Transcribe the full listing exactly, and drop every picture.

## [Dataset items]
━━━━━━━━

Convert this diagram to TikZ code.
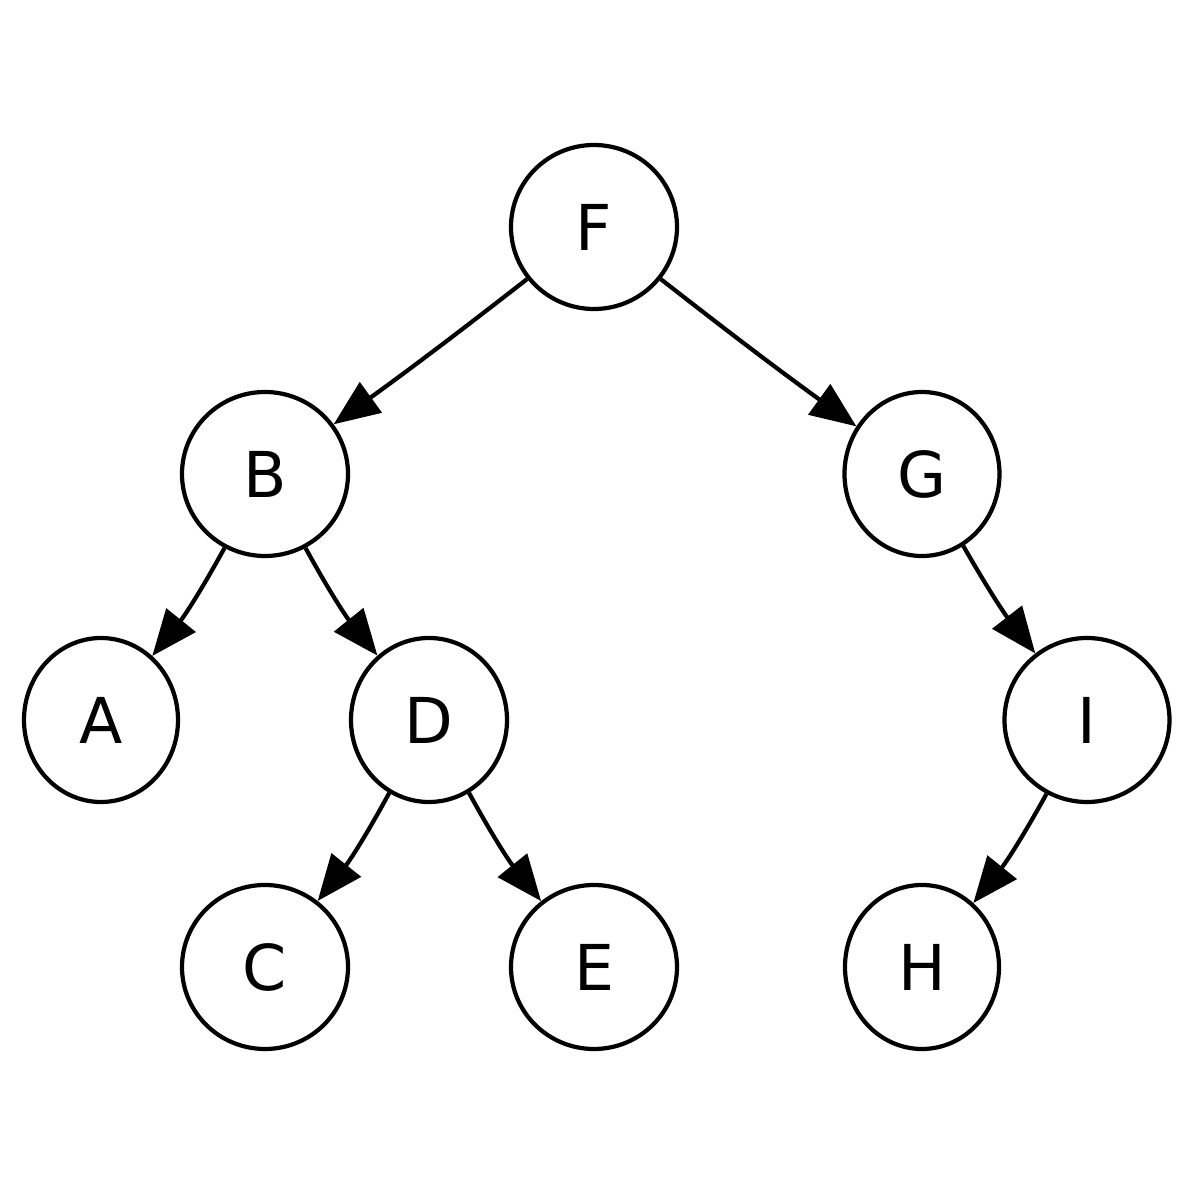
\documentclass[tikz,border=0pt]{standalone}
\usepackage{fontspec}
\setmainfont{DejaVu Sans}
\usetikzlibrary{shapes.geometric,arrows.meta}
\begin{document}
\begin{tikzpicture}[
  vnode/.style={draw, ellipse, line width=1.2pt, minimum height=1.64cm, inner sep=0pt, font=\fontsize{18}{20}\selectfont},
  edge/.style={line width=1.2pt, -{Triangle[length=0.46cm,width=0.37cm]}}
]
\useasboundingbox (0,0) rectangle (12,12);
\node[vnode, minimum width=1.66cm] (F) at (5.94,9.73) {F};
\node[vnode, minimum width=1.66cm] (B) at (2.65,7.26) {B};
\node[vnode, minimum width=1.55cm] (G) at (9.22,7.26) {G};
\node[vnode, minimum width=1.54cm] (A) at (1.01,4.80) {A};
\node[vnode, minimum width=1.56cm] (D) at (4.29,4.80) {D};
\node[vnode, minimum width=1.65cm] (I) at (10.87,4.80) {I};
\node[vnode, minimum width=1.66cm] (C) at (2.65,2.33) {C};
\node[vnode, minimum width=1.66cm] (E) at (5.94,2.33) {E};
\node[vnode, minimum width=1.54cm] (H) at (9.22,2.33) {H};
\draw[edge] (F) to[bend left=1] (B);
\draw[edge] (F) to[bend right=1] (G);
\draw[edge] (B) to[bend left=5] (A);
\draw[edge] (B) to[bend right=5] (D);
\draw[edge] (G) to[bend right=4] (I);
\draw[edge] (D) to[bend left=5] (C);
\draw[edge] (D) to[bend right=5] (E);
\draw[edge] (I) to[bend left=5] (H);
\end{tikzpicture}
\end{document}
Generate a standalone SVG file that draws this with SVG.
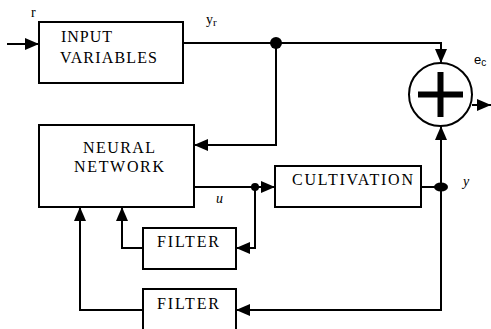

━━━━━━━━

## [THE REPLY]
Convert this diagram to TikZ code.
\documentclass[tikz,border=0pt]{standalone}
\usepackage{fontspec}
\setmainfont{DejaVu Sans}
\usetikzlibrary{shapes.geometric,arrows.meta}
\begin{document}
\begin{tikzpicture}[
  vnode/.style={draw, ellipse, line width=1.2pt, minimum height=1.64cm, inner sep=0pt, font=\fontsize{18}{20}\selectfont},
  edge/.style={line width=1.2pt, -{Triangle[length=0.46cm,width=0.37cm]}}
]
\useasboundingbox (0,0) rectangle (12,12);
\node[vnode, minimum width=1.66cm] (F) at (5.94,9.73) {F};
\node[vnode, minimum width=1.66cm] (B) at (2.65,7.26) {B};
\node[vnode, minimum width=1.55cm] (G) at (9.22,7.26) {G};
\node[vnode, minimum width=1.54cm] (A) at (1.01,4.80) {A};
\node[vnode, minimum width=1.56cm] (D) at (4.29,4.80) {D};
\node[vnode, minimum width=1.65cm] (I) at (10.87,4.80) {I};
\node[vnode, minimum width=1.66cm] (C) at (2.65,2.33) {C};
\node[vnode, minimum width=1.66cm] (E) at (5.94,2.33) {E};
\node[vnode, minimum width=1.54cm] (H) at (9.22,2.33) {H};
\draw[edge] (F) to[bend left=1] (B);
\draw[edge] (F) to[bend right=1] (G);
\draw[edge] (B) to[bend left=5] (A);
\draw[edge] (B) to[bend right=5] (D);
\draw[edge] (G) to[bend right=4] (I);
\draw[edge] (D) to[bend left=5] (C);
\draw[edge] (D) to[bend right=5] (E);
\draw[edge] (I) to[bend left=5] (H);
\end{tikzpicture}
\end{document}
Generate a standalone SVG file that draws this with SVG.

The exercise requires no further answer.